* **Material provided**
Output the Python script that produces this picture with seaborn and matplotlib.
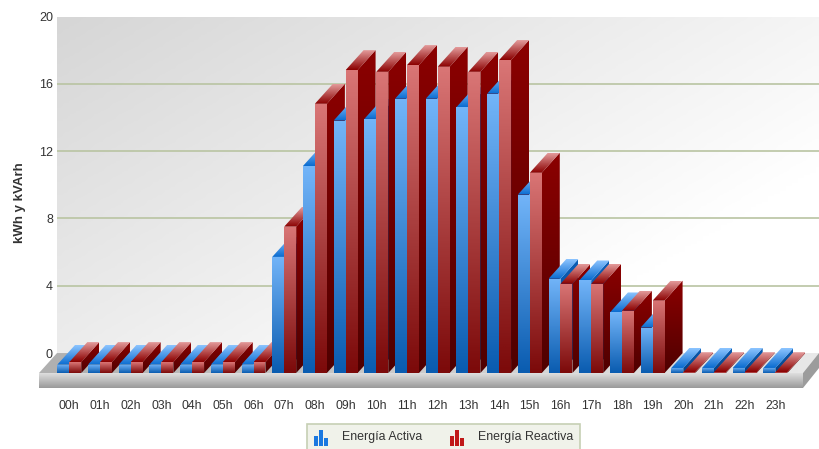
import numpy as np
import pandas as pd
import matplotlib
matplotlib.use("Agg")
import matplotlib.pyplot as plt
from matplotlib.colors import LinearSegmentedColormap
from matplotlib.legend_handler import HandlerBase
from matplotlib.patches import Polygon, Rectangle
import seaborn as sns

# valores
horas = ["00h", "01h", "02h", "03h", "04h", "05h", "06h", "07h", "08h", "09h", "10h", "11h",
         "12h", "13h", "14h", "15h", "16h", "17h", "18h", "19h", "20h", "21h", "22h", "23h"]
activa = [0.5, 0.5, 0.5, 0.5, 0.5, 0.5, 0.5, 6.9, 12.3, 15.0, 15.1, 16.3,
          16.3, 15.8, 16.6, 10.6, 5.6, 5.5, 3.6, 2.7, 0.3, 0.3, 0.3, 0.3]
reactiva = [0.65, 0.65, 0.65, 0.65, 0.65, 0.65, 0.65, 8.7, 16.0, 18.0, 17.9, 18.3,
            18.2, 17.9, 18.6, 11.9, 5.3, 5.3, 3.7, 4.3, 0.05, 0.05, 0.05, 0.05]
yticks = [0, 4, 8, 12, 16, 20]

# escala en pixeles de la imagen
W, H = 819, 449
PX_CAT = 30.7
PX_UNIT = 16.85
X0, Y0 = 69.3, 373
DX = 18 / PX_CAT
DY = 20 / PX_UNIT


def px_x(p):
    return (p - X0) / PX_CAT


def px_y(p):
    return (Y0 - p) / PX_UNIT


def cmap2(c0, c1):
    return LinearSegmentedColormap.from_list("g", [c0, c1])


def fill_grad(ax, pts, c_bottom, c_top, z, horizontal=False):
    # poligono relleno con degradado
    poly = Polygon(pts, closed=True, transform=ax.transData, fc="none", ec="none", zorder=z)
    ax.add_patch(poly)
    xs = [p[0] for p in pts]
    ys = [p[1] for p in pts]
    g = np.linspace(0, 1, 64)
    g = g.reshape(1, -1) if horizontal else g.reshape(-1, 1)
    im = ax.imshow(g, origin="lower", extent=(min(xs), max(xs), min(ys), max(ys)), aspect="auto",
                   cmap=cmap2(c_bottom, c_top), zorder=z, interpolation="bilinear")
    im.set_clip_path(poly)


class HandlerBarras(HandlerBase):
    # icono de tres barritas de la leyenda
    def create_artists(self, legend, orig_handle, xdescent, ydescent, width, height, fontsize, trans):
        out = []
        for k, h in enumerate([7.6, 11.5, 6.0]):
            out.append(Rectangle((k * 3.6, -4.6), 3.2, h, fc=orig_handle.get_facecolor(),
                                 ec="none", transform=trans))
        return out


sns.set_theme(style="white")
plt.rcParams["font.family"] = ["Liberation Sans", "DejaVu Sans"]

df = pd.DataFrame({
    "hora": horas * 2,
    "valor": activa + reactiva,
    "serie": ["Energía Activa"] * 24 + ["Energía Reactiva"] * 24,
})

fig = plt.figure(figsize=(W / 100, H / 100), dpi=100)
LEFT, RIGHT, TOP, BOTTOM = 39, 819, 16.5, 388
ax = fig.add_axes([LEFT / W, 1 - BOTTOM / H, (RIGHT - LEFT) / W, (BOTTOM - TOP) / H])

sns.barplot(data=df, x="hora", y="valor", hue="serie", order=horas, width=0.78, gap=0,
            palette=["#3f8fe0", "#a83030"], legend=False, ax=ax, saturation=1, zorder=10)

# pared con degradado diagonal
wx0, wx1 = px_x(57), px_x(819)
wy0, wy1 = px_y(353), px_y(16.5)
gx, gy = np.meshgrid(np.linspace(0, 1, 128), np.linspace(1, 0, 128))
ax.imshow(0.75 * gx + 0.55 * gy, origin="lower", extent=(wx0, wx1, wy0, wy1), aspect="auto",
          cmap=cmap2("#d6d6d6", "#ffffff"), vmin=0, vmax=1.0, zorder=0)

for v in yticks[1:-1]:
    ax.hlines(v + DY, wx0, wx1, color="#b9c4a2", lw=1.2, zorder=1)

# suelo
fill_grad(ax, [(wx0, wy0), (wx1, wy0), (px_x(803), 0), (px_x(39), 0)], "#b0b0b0", "#e8e8e8", 2, horizontal=True)
fill_grad(ax, [(px_x(39), 0), (px_x(803), 0), (px_x(803), px_y(388)), (px_x(39), px_y(388))], "#9a9a9a", "#dedede", 2)
ax.add_patch(Polygon([(px_x(803), 0), (px_x(819), DY), (px_x(819), px_y(368)), (px_x(803), px_y(388))],
                     fc="#9c9c9c", ec="none", zorder=2))

# caras laterales y superiores de cada barra
colores = [
    dict(front=("#0a5cb0", "#72b4f8"), side=("#063f80", "#0a5fb8"), top=("#0a6cd0", "#8cc4ff")),
    dict(front=("#7c0a0a", "#d97575"), side=("#4f0000", "#8b0000"), top=("#8b0000", "#e39a9a")),
]
for h, cont in enumerate(ax.containers):
    c = colores[h]
    for i, bar in enumerate(cont):
        x0 = bar.get_x()
        x1 = x0 + bar.get_width()
        v = bar.get_height()
        z = 10 + (i * 2 + h) * 4
        fill_grad(ax, [(x1, 0), (x1 + DX, DY), (x1 + DX, v + DY), (x1, v)], c["side"][0], c["side"][1], z)
        fill_grad(ax, [(x0, v), (x1, v), (x1 + DX, v + DY), (x0 + DX, v + DY)], c["top"][0], c["top"][1], z + 1)
        fill_grad(ax, [(x0, 0), (x1, 0), (x1, v), (x0, v)], c["front"][0], c["front"][1], z + 2)
        bar.set_visible(False)

ax.set_xlim(px_x(LEFT), px_x(RIGHT))
ax.set_ylim(px_y(BOTTOM), px_y(TOP))
sns.despine(ax=ax, left=True, bottom=True, right=True, top=True)

ax.set_xticks(range(24), horas)
ax.set_yticks([v + DY for v in yticks], [str(v) for v in yticks])
ax.tick_params(axis="x", length=0, pad=8.5, labelsize=8.8, labelcolor="#333333")
ax.tick_params(axis="y", length=0, pad=-10, labelsize=9, labelcolor="#333333")
ax.set_xlabel("")
ax.set_ylabel("")
fig.text(20 / W, 1 - 203 / H, "kWh y kVArh", rotation=90, ha="center", va="center",
         fontsize=9.5, fontweight="bold", color="#333333")

handles = [Rectangle((0, 0), 1, 1, fc="#1a78e0"), Rectangle((0, 0), 1, 1, fc="#c01818")]
leg = fig.legend(handles, ["Energía Activa", "Energía Reactiva"], ncol=2,
                 handler_map={Rectangle: HandlerBarras()},
                 loc="upper left", bbox_to_anchor=(307 / W, 1 - 424 / H), bbox_transform=fig.transFigure,
                 fontsize=8.9, frameon=True, fancybox=False, borderaxespad=0, borderpad=0.55,
                 handlelength=1.9, handletextpad=0.4, columnspacing=2.2, labelcolor="#333333")
leg.get_frame().set(facecolor="#f0f2ea", edgecolor="#c6d0b4", linewidth=1.2, alpha=1)

fig.savefig("out.png", dpi=100, facecolor="white")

* **Set problem**
Go through the listing above and quote it exactly, apart from its images.

* **Answer to the problem**
Output the Python script that produces this picture with seaborn and matplotlib.
import numpy as np
import pandas as pd
import matplotlib
matplotlib.use("Agg")
import matplotlib.pyplot as plt
from matplotlib.colors import LinearSegmentedColormap
from matplotlib.legend_handler import HandlerBase
from matplotlib.patches import Polygon, Rectangle
import seaborn as sns

# valores
horas = ["00h", "01h", "02h", "03h", "04h", "05h", "06h", "07h", "08h", "09h", "10h", "11h",
         "12h", "13h", "14h", "15h", "16h", "17h", "18h", "19h", "20h", "21h", "22h", "23h"]
activa = [0.5, 0.5, 0.5, 0.5, 0.5, 0.5, 0.5, 6.9, 12.3, 15.0, 15.1, 16.3,
          16.3, 15.8, 16.6, 10.6, 5.6, 5.5, 3.6, 2.7, 0.3, 0.3, 0.3, 0.3]
reactiva = [0.65, 0.65, 0.65, 0.65, 0.65, 0.65, 0.65, 8.7, 16.0, 18.0, 17.9, 18.3,
            18.2, 17.9, 18.6, 11.9, 5.3, 5.3, 3.7, 4.3, 0.05, 0.05, 0.05, 0.05]
yticks = [0, 4, 8, 12, 16, 20]

# escala en pixeles de la imagen
W, H = 819, 449
PX_CAT = 30.7
PX_UNIT = 16.85
X0, Y0 = 69.3, 373
DX = 18 / PX_CAT
DY = 20 / PX_UNIT


def px_x(p):
    return (p - X0) / PX_CAT


def px_y(p):
    return (Y0 - p) / PX_UNIT


def cmap2(c0, c1):
    return LinearSegmentedColormap.from_list("g", [c0, c1])


def fill_grad(ax, pts, c_bottom, c_top, z, horizontal=False):
    # poligono relleno con degradado
    poly = Polygon(pts, closed=True, transform=ax.transData, fc="none", ec="none", zorder=z)
    ax.add_patch(poly)
    xs = [p[0] for p in pts]
    ys = [p[1] for p in pts]
    g = np.linspace(0, 1, 64)
    g = g.reshape(1, -1) if horizontal else g.reshape(-1, 1)
    im = ax.imshow(g, origin="lower", extent=(min(xs), max(xs), min(ys), max(ys)), aspect="auto",
                   cmap=cmap2(c_bottom, c_top), zorder=z, interpolation="bilinear")
    im.set_clip_path(poly)


class HandlerBarras(HandlerBase):
    # icono de tres barritas de la leyenda
    def create_artists(self, legend, orig_handle, xdescent, ydescent, width, height, fontsize, trans):
        out = []
        for k, h in enumerate([7.6, 11.5, 6.0]):
            out.append(Rectangle((k * 3.6, -4.6), 3.2, h, fc=orig_handle.get_facecolor(),
                                 ec="none", transform=trans))
        return out


sns.set_theme(style="white")
plt.rcParams["font.family"] = ["Liberation Sans", "DejaVu Sans"]

df = pd.DataFrame({
    "hora": horas * 2,
    "valor": activa + reactiva,
    "serie": ["Energía Activa"] * 24 + ["Energía Reactiva"] * 24,
})

fig = plt.figure(figsize=(W / 100, H / 100), dpi=100)
LEFT, RIGHT, TOP, BOTTOM = 39, 819, 16.5, 388
ax = fig.add_axes([LEFT / W, 1 - BOTTOM / H, (RIGHT - LEFT) / W, (BOTTOM - TOP) / H])

sns.barplot(data=df, x="hora", y="valor", hue="serie", order=horas, width=0.78, gap=0,
            palette=["#3f8fe0", "#a83030"], legend=False, ax=ax, saturation=1, zorder=10)

# pared con degradado diagonal
wx0, wx1 = px_x(57), px_x(819)
wy0, wy1 = px_y(353), px_y(16.5)
gx, gy = np.meshgrid(np.linspace(0, 1, 128), np.linspace(1, 0, 128))
ax.imshow(0.75 * gx + 0.55 * gy, origin="lower", extent=(wx0, wx1, wy0, wy1), aspect="auto",
          cmap=cmap2("#d6d6d6", "#ffffff"), vmin=0, vmax=1.0, zorder=0)

for v in yticks[1:-1]:
    ax.hlines(v + DY, wx0, wx1, color="#b9c4a2", lw=1.2, zorder=1)

# suelo
fill_grad(ax, [(wx0, wy0), (wx1, wy0), (px_x(803), 0), (px_x(39), 0)], "#b0b0b0", "#e8e8e8", 2, horizontal=True)
fill_grad(ax, [(px_x(39), 0), (px_x(803), 0), (px_x(803), px_y(388)), (px_x(39), px_y(388))], "#9a9a9a", "#dedede", 2)
ax.add_patch(Polygon([(px_x(803), 0), (px_x(819), DY), (px_x(819), px_y(368)), (px_x(803), px_y(388))],
                     fc="#9c9c9c", ec="none", zorder=2))

# caras laterales y superiores de cada barra
colores = [
    dict(front=("#0a5cb0", "#72b4f8"), side=("#063f80", "#0a5fb8"), top=("#0a6cd0", "#8cc4ff")),
    dict(front=("#7c0a0a", "#d97575"), side=("#4f0000", "#8b0000"), top=("#8b0000", "#e39a9a")),
]
for h, cont in enumerate(ax.containers):
    c = colores[h]
    for i, bar in enumerate(cont):
        x0 = bar.get_x()
        x1 = x0 + bar.get_width()
        v = bar.get_height()
        z = 10 + (i * 2 + h) * 4
        fill_grad(ax, [(x1, 0), (x1 + DX, DY), (x1 + DX, v + DY), (x1, v)], c["side"][0], c["side"][1], z)
        fill_grad(ax, [(x0, v), (x1, v), (x1 + DX, v + DY), (x0 + DX, v + DY)], c["top"][0], c["top"][1], z + 1)
        fill_grad(ax, [(x0, 0), (x1, 0), (x1, v), (x0, v)], c["front"][0], c["front"][1], z + 2)
        bar.set_visible(False)

ax.set_xlim(px_x(LEFT), px_x(RIGHT))
ax.set_ylim(px_y(BOTTOM), px_y(TOP))
sns.despine(ax=ax, left=True, bottom=True, right=True, top=True)

ax.set_xticks(range(24), horas)
ax.set_yticks([v + DY for v in yticks], [str(v) for v in yticks])
ax.tick_params(axis="x", length=0, pad=8.5, labelsize=8.8, labelcolor="#333333")
ax.tick_params(axis="y", length=0, pad=-10, labelsize=9, labelcolor="#333333")
ax.set_xlabel("")
ax.set_ylabel("")
fig.text(20 / W, 1 - 203 / H, "kWh y kVArh", rotation=90, ha="center", va="center",
         fontsize=9.5, fontweight="bold", color="#333333")

handles = [Rectangle((0, 0), 1, 1, fc="#1a78e0"), Rectangle((0, 0), 1, 1, fc="#c01818")]
leg = fig.legend(handles, ["Energía Activa", "Energía Reactiva"], ncol=2,
                 handler_map={Rectangle: HandlerBarras()},
                 loc="upper left", bbox_to_anchor=(307 / W, 1 - 424 / H), bbox_transform=fig.transFigure,
                 fontsize=8.9, frameon=True, fancybox=False, borderaxespad=0, borderpad=0.55,
                 handlelength=1.9, handletextpad=0.4, columnspacing=2.2, labelcolor="#333333")
leg.get_frame().set(facecolor="#f0f2ea", edgecolor="#c6d0b4", linewidth=1.2, alpha=1)

fig.savefig("out.png", dpi=100, facecolor="white")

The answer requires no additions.